# Recorded data
= = = =

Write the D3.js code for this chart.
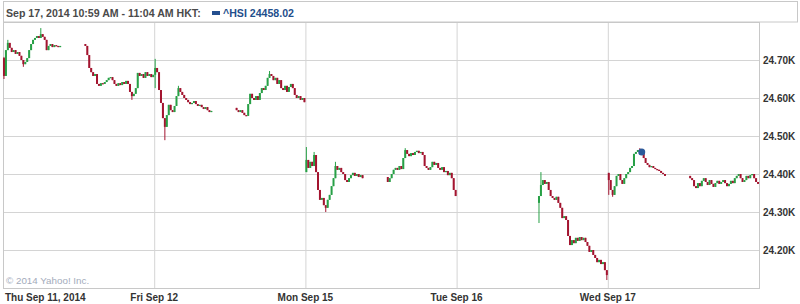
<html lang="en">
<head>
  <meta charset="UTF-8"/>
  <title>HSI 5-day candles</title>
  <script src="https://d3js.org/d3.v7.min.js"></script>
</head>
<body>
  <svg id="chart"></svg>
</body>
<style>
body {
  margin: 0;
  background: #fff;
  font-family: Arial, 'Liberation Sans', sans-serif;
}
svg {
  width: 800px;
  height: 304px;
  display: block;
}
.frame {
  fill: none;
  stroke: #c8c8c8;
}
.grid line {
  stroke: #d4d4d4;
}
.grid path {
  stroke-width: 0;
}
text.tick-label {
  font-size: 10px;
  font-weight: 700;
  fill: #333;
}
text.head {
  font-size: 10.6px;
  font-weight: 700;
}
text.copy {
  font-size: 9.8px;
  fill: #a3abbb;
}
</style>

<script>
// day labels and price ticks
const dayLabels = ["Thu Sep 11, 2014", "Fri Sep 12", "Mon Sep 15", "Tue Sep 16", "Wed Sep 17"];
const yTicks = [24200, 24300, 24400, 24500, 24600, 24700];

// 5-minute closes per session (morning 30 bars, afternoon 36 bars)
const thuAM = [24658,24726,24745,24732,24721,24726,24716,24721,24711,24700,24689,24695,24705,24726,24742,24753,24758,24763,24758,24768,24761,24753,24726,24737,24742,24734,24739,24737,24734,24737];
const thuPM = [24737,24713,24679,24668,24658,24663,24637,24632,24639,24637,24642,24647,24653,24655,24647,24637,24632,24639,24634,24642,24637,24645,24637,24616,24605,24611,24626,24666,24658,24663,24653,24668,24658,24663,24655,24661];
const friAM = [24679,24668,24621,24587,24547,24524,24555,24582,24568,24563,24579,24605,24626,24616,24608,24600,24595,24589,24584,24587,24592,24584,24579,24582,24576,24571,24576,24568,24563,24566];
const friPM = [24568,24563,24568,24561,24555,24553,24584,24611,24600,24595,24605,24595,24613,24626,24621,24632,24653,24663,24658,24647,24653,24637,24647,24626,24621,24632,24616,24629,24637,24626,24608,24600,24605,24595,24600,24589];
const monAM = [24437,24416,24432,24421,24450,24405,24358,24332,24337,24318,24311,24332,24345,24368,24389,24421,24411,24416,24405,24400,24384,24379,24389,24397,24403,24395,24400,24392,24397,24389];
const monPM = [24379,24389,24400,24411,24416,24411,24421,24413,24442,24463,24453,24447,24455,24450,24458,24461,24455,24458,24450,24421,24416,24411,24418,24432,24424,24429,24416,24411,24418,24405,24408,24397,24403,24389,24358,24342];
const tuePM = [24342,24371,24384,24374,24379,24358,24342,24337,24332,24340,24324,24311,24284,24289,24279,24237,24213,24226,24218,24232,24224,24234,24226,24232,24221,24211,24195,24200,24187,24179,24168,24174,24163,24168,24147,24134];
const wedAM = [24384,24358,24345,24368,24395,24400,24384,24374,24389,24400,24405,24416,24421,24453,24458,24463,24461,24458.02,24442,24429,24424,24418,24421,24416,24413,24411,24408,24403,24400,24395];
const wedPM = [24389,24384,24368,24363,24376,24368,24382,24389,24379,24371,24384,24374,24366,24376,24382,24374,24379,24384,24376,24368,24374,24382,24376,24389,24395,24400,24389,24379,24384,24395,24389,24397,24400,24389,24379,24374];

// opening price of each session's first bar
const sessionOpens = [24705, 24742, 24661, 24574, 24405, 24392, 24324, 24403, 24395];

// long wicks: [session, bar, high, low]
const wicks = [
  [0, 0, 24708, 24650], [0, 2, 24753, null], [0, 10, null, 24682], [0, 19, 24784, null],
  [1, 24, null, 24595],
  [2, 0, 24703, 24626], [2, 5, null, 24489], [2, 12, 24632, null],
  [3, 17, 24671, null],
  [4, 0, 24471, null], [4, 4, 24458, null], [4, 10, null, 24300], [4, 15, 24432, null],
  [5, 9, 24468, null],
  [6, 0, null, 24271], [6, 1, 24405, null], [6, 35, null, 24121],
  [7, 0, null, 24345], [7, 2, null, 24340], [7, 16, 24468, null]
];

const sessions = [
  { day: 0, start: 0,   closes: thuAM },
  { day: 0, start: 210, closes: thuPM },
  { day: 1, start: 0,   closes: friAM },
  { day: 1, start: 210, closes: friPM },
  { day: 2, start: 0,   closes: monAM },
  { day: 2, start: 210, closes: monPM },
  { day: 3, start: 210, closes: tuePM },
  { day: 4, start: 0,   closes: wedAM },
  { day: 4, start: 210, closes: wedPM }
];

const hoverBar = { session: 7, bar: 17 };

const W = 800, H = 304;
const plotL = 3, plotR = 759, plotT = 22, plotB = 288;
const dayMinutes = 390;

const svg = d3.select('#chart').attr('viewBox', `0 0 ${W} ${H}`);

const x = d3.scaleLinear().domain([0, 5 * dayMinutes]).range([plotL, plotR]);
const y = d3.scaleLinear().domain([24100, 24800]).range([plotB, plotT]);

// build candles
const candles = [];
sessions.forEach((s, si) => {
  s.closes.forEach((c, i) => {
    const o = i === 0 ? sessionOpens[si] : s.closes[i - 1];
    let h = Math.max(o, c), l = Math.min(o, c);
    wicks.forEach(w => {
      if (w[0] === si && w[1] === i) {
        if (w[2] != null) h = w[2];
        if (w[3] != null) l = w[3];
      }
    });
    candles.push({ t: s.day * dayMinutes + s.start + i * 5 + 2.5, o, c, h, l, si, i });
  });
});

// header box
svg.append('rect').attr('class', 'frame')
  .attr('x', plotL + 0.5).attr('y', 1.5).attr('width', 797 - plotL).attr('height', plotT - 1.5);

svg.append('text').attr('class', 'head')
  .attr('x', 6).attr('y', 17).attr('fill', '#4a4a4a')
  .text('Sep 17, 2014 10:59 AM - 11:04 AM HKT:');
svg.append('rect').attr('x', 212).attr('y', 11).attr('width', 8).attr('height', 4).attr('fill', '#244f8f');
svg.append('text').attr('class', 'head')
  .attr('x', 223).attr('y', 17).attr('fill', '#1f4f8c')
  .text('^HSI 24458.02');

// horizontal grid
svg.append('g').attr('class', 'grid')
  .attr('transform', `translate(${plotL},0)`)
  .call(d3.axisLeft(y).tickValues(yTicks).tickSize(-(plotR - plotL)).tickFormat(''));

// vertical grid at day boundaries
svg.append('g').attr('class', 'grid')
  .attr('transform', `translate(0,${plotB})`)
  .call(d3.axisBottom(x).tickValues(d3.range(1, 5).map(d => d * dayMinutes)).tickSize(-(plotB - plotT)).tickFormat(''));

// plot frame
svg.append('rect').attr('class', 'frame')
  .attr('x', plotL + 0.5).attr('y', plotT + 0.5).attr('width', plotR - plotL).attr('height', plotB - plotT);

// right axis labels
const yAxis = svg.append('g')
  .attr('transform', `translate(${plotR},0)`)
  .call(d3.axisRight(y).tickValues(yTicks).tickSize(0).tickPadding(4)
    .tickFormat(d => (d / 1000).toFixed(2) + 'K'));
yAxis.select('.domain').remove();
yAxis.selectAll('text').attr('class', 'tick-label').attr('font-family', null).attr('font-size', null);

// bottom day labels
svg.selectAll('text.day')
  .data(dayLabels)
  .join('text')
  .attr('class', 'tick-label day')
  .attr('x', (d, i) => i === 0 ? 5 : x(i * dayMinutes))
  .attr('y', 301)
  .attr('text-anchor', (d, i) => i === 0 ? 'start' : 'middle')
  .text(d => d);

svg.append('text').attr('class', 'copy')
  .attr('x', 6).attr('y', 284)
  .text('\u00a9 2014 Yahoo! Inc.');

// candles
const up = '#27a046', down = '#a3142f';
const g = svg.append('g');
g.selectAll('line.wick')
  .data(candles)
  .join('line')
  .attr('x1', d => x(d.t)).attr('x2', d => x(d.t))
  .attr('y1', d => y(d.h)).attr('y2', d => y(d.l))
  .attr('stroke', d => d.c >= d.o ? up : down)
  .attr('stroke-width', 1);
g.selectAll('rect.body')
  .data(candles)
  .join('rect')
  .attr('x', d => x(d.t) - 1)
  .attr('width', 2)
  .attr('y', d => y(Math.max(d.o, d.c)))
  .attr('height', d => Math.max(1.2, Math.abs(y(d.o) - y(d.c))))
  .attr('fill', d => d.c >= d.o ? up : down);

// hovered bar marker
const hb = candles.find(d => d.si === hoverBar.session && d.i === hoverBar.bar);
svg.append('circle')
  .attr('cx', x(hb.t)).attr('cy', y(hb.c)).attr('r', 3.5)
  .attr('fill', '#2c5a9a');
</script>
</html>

= = = =

# Work to do
Everything from the first line to the line with "const yTicks = [24200, 24300, 24400, 24500, 24600, 24700];" must be repeated exactly, and nothing else. Leave the pictures out.

# Task result
Write the D3.js code for this chart.
<html lang="en">
<head>
  <meta charset="UTF-8"/>
  <title>HSI 5-day candles</title>
  <script src="https://d3js.org/d3.v7.min.js"></script>
</head>
<body>
  <svg id="chart"></svg>
</body>
<style>
body {
  margin: 0;
  background: #fff;
  font-family: Arial, 'Liberation Sans', sans-serif;
}
svg {
  width: 800px;
  height: 304px;
  display: block;
}
.frame {
  fill: none;
  stroke: #c8c8c8;
}
.grid line {
  stroke: #d4d4d4;
}
.grid path {
  stroke-width: 0;
}
text.tick-label {
  font-size: 10px;
  font-weight: 700;
  fill: #333;
}
text.head {
  font-size: 10.6px;
  font-weight: 700;
}
text.copy {
  font-size: 9.8px;
  fill: #a3abbb;
}
</style>

<script>
// day labels and price ticks
const dayLabels = ["Thu Sep 11, 2014", "Fri Sep 12", "Mon Sep 15", "Tue Sep 16", "Wed Sep 17"];
const yTicks = [24200, 24300, 24400, 24500, 24600, 24700];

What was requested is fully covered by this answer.